This was a great meal. We just got a cast iron grill pan, so this was the perfect dish to try out on it. My only changes were to sprinkle on a little sumac at the end and to squeeze some lemon juice over them right before eating. The acid really helps this one out. Definitely try to go for Greek yogurt – it’s super thick and rich. I’ll be using this method for grilling meat again, but with variations on the ingredients.
Grilled Beef Kebabs with Yogurt Sauce
Every Day with Rachael Ray
Look for Greek yogurt in your supermarket’s dairy case. It’s thicker and creamier than the traditional variety and will really make a difference in this recipe.

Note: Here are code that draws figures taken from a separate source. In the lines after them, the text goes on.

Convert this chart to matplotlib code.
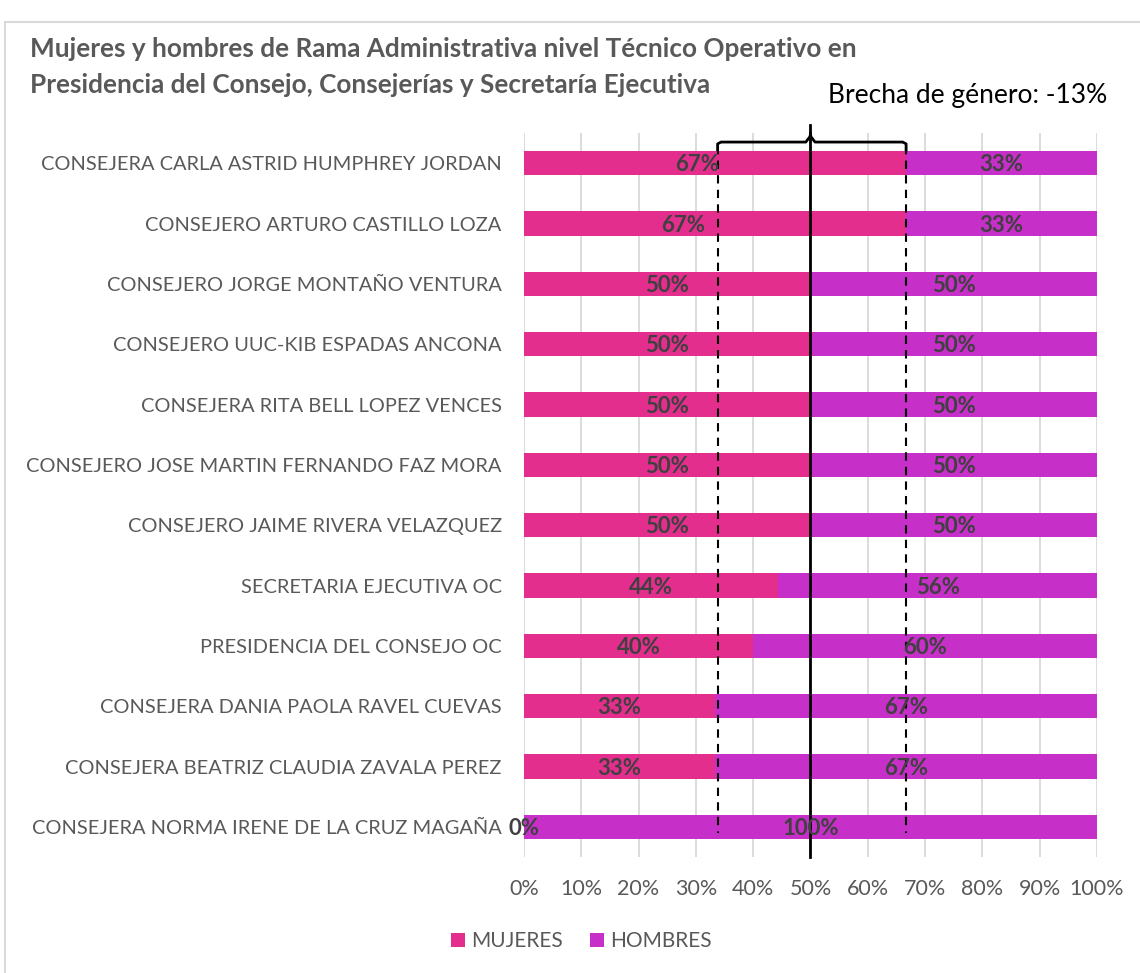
import matplotlib
matplotlib.use("Agg")
import matplotlib.pyplot as plt
from matplotlib.patches import Rectangle
import numpy as np

categories = [
    "CONSEJERA CARLA ASTRID HUMPHREY JORDAN",
    "CONSEJERO ARTURO CASTILLO LOZA",
    "CONSEJERO JORGE MONTAÑO VENTURA",
    "CONSEJERO UUC-KIB ESPADAS ANCONA",
    "CONSEJERA RITA BELL LOPEZ VENCES",
    "CONSEJERO JOSE MARTIN FERNANDO FAZ MORA",
    "CONSEJERO JAIME RIVERA VELAZQUEZ",
    "SECRETARIA EJECUTIVA OC",
    "PRESIDENCIA DEL CONSEJO OC",
    "CONSEJERA DANIA PAOLA RAVEL CUEVAS",
    "CONSEJERA BEATRIZ CLAUDIA ZAVALA PEREZ",
    "CONSEJERA NORMA IRENE DE LA CRUZ MAGAÑA",
]
mujeres = [0.667, 0.667, 0.50, 0.50, 0.50, 0.50, 0.50, 0.444, 0.40, 0.333, 0.333, 0.0]
hombres = [0.333, 0.333, 0.50, 0.50, 0.50, 0.50, 0.50, 0.556, 0.60, 0.667, 0.667, 1.0]
mujeres_labels = ["67%", "67%", "50%", "50%", "50%", "50%", "50%", "44%", "40%", "33%", "33%", "0%"]
hombres_labels = ["33%", "33%", "50%", "50%", "50%", "50%", "50%", "56%", "60%", "67%", "67%", "100%"]
xticks = [0, 0.1, 0.2, 0.3, 0.4, 0.5, 0.6, 0.7, 0.8, 0.9, 1.0]
xtick_labels = ["0%", "10%", "20%", "30%", "40%", "50%", "60%", "70%", "80%", "90%", "100%"]
gap_low = 0.338
gap_high = 0.667
gap_text = "Brecha de género: -13%"
title = ("Mujeres y hombres de Rama Administrativa nivel Técnico Operativo en\n"
         "Presidencia del Consejo, Consejerías y Secretaría Ejecutiva")

C_MUJ = "#E32E8D"
C_HOM = "#C62FC8"
GRAY = "#595959"
LBL = "#404040"
FONT = ["Lato", "DejaVu Sans"]
plt.rcParams["font.family"] = FONT

fig = plt.figure(figsize=(11.4, 9.73), dpi=100)
ax = fig.add_axes([0.4596, 0.1192, 0.5026, 0.7441])

y = np.arange(len(categories))
ax.barh(y, mujeres, height=0.4, color=C_MUJ, label="MUJERES", zorder=2)
ax.barh(y, hombres, left=mujeres, height=0.4, color=C_HOM, label="HOMBRES", zorder=2)

ax.set_xlim(0, 1)
ax.set_ylim(len(categories) - 0.5, -0.5)
ax.set_xticks(xticks)
ax.set_xticklabels(xtick_labels, fontsize=15.5, color=GRAY)
ax.set_yticks(y)
ax.set_yticklabels(categories, fontsize=14.4, color=GRAY)
ax.tick_params(axis="both", length=0)
ax.tick_params(axis="x", pad=16)
ax.tick_params(axis="y", pad=16)
for s in ax.spines.values():
    s.set_visible(False)
ax.grid(axis="x", color="#D9D9D9", linewidth=1.3, zorder=0)
ax.set_axisbelow(True)

# data labels
for i in range(len(categories)):
    xm = mujeres[i] / 2
    if i == 0:
        xm = 0.302
    elif i == 1:
        xm = 0.277
    ax.text(xm, i + 0.03, mujeres_labels[i], ha="center", va="center", fontsize=16,
            fontweight="bold", color=LBL, zorder=5)
    xh = mujeres[i] + hombres[i] / 2
    ax.text(xh, i + 0.03, hombres_labels[i], ha="center", va="center", fontsize=16,
            fontweight="bold", color=LBL, zorder=5)

# reference lines
n = len(categories)
ax.plot([0.5, 0.5], [-0.5, n - 0.5], color="black", lw=2, clip_on=False, zorder=4)
for gx in (gap_low, gap_high):
    ax.plot([gx, gx], [-0.28, n - 0.9], color="black", lw=1.5, ls=(0, (4, 3)),
            clip_on=False, zorder=4)
# bracket
yb = -0.35
ax.plot([gap_low, gap_low, gap_low + 0.006, 0.492, 0.5],
        [-0.22, yb + 0.03, yb, yb, -0.45],
        color="black", lw=2, clip_on=False, zorder=4, solid_joinstyle="round")
ax.plot([0.5, 0.508, gap_high - 0.006, gap_high, gap_high],
        [-0.45, yb, yb, yb + 0.03, -0.22],
        color="black", lw=2, clip_on=False, zorder=4, solid_joinstyle="round")
ax.plot([0.5, 0.5], [-0.45, -0.64], color="black", lw=2, clip_on=False, zorder=4)

fig.text(0.726, 0.902, gap_text, fontsize=19, color="black", ha="left", va="center")
fig.text(0.026, 0.931, title, fontsize=18.8, fontweight="bold", color=GRAY,
         ha="left", va="center", linespacing=1.6)

leg = fig.legend(loc="center", bbox_to_anchor=(0.51, 0.033), ncol=2, frameon=False,
                 fontsize=15, handlelength=0.65, handleheight=0.65, columnspacing=1.3,
                 handletextpad=0.3)
for t in leg.get_texts():
    t.set_color(GRAY)

fig.patches.append(Rectangle((0.0045, -0.01), 1.0, 0.9985 - 0.0115, transform=fig.transFigure,
                             fill=False, edgecolor="#D9D9D9", lw=1.5))

fig.savefig("out.png", dpi=100)
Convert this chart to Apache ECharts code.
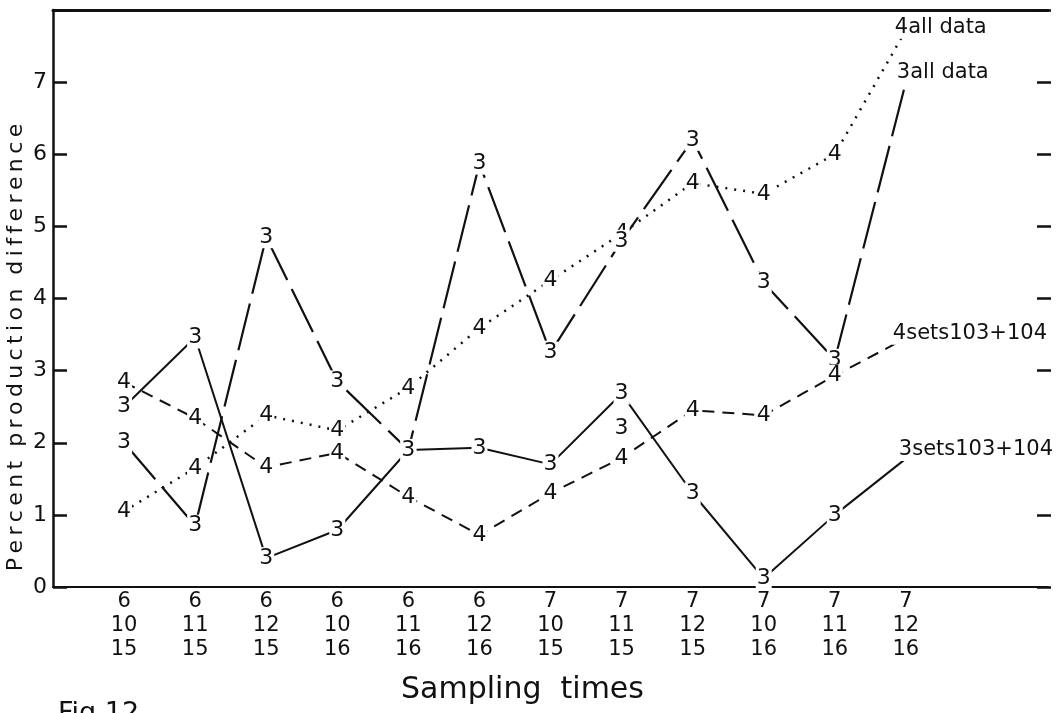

PAIR WITH: Sebeka Shiraz-Pinotage “Cape Blend” 2006 (South Africa)
Prep 20 min
Cook 20 min
1-½ cups plain whole-milk yogurt
½ cup grated English cucumber, wrung out in a kitchen towel
1 teaspoon dried dill
2 cloves garlic, finely chopped
Salt and pepper
1-½ lb. ground beef
½ cup chopped flat-leaf parsley, plus whole leaves for garnish
1-½ tablespoons ground cumin
2 tablespoons extra-virgin olive oil
Warm pita bread, for serving
Tip: Use ground lamb instead of beef.
1. Soak 8 wooden skewers in water. In a small bowl, combine the yogurt, cucumber, dill and half the garlic; season to taste with salt and pepper. Refrigerate.
2. Preheat a grill or grill pan to medium-high. In a medium bowl, combine the beef, remaining garlic, chopped parsley and cumin. Add salt and pepper to taste. Divide the beef mixture into 4 sections. Roll each section into a 6-inch log. Thread each log lengthwise onto two parallel skewers. Wrap your index finger and thumb around the log and lightly squeeze from top to bottom to make 4 indented rings. Rub the beef kebabs with olive oil and grill for 6 to 8 minutes on each side, or to desired doneness. Top each kebab with the yogurt sauce and parsley leaves and serve on a pita.